Open data is the 21st century’s most useful and least used resource. It can break down information gaps across industries and help governments benchmark themselves against each other; it can help farmers predict crop yield and weather patterns, help citizens fight corruption, propel innovation, grow industry, and help an eighth grader with their homework. Virtually every new business can leverage open data to gain a competitive advantage in the marketplace. It is a natural resource born out of, and fundamentally important to, the digital age. Ultimately, examples of its usefulness can’t possibly provide an adequate picture of its potential. Like the internet, the limitless uses of open data will only be fully understood when everyone has the opportunity to get their hands on it.
A Digital Divide
There is a canyon between those who have data and those who want it. While those who have data continue to push it into the gap, only the most intrepid consumer will risk the climb down to retrieve it. Using publicly available data has become a skill that belongs to a minority, which is directly contrary to its purpose, and to the principles of transparency on which the open data movement is based.
It is not the role of either data providers or consumers to build a bridge across the divide. Providers are too easily bogged down by the technical details involved in doing so, and consumers — since they can’t be sure that the product is worth the effort — aren’t eager to commit the time or money necessary to get it. The effect of which is that these two groups stay on their respective sides of the canyon and theorize about the advantages that one’s access to the other could provide.

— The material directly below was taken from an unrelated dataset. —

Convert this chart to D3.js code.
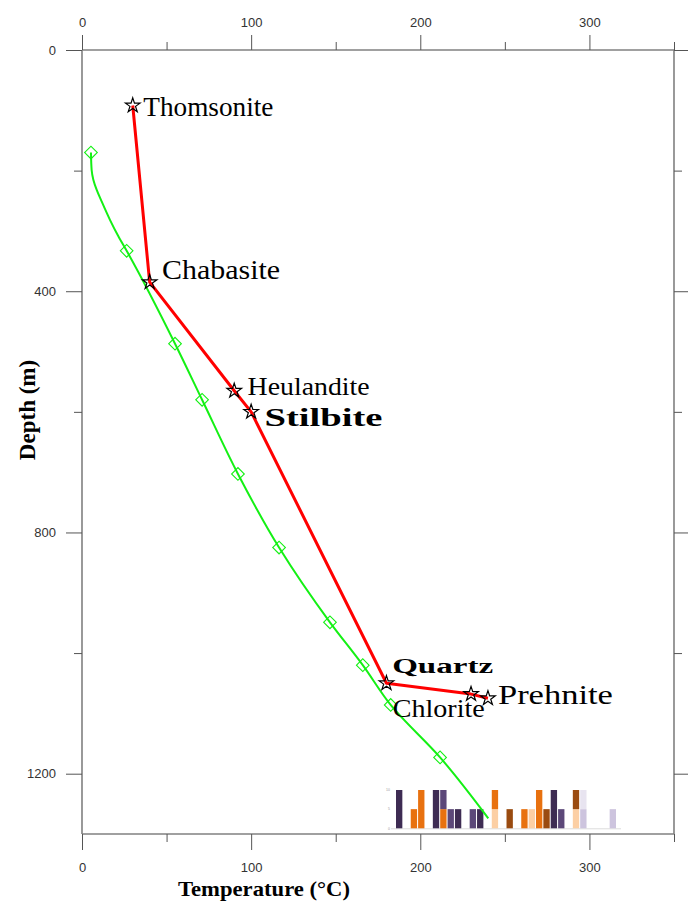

That this has happened to the most connected and well-informed generation in history is remarkable, but not entirely surprising. 2.5 exabytes of data are created daily — a truly huge amount — and actively curating and dispersing a resource that’s being produced at such a rate did not occur to anyone until recently. By the time its value became apparent, the canyon between production and use had already been carved into the digital landscape. Because of this, the difficulties in releasing and ingesting data effectively have become entrenched, which in turn undermines the success of the open data movement as a whole.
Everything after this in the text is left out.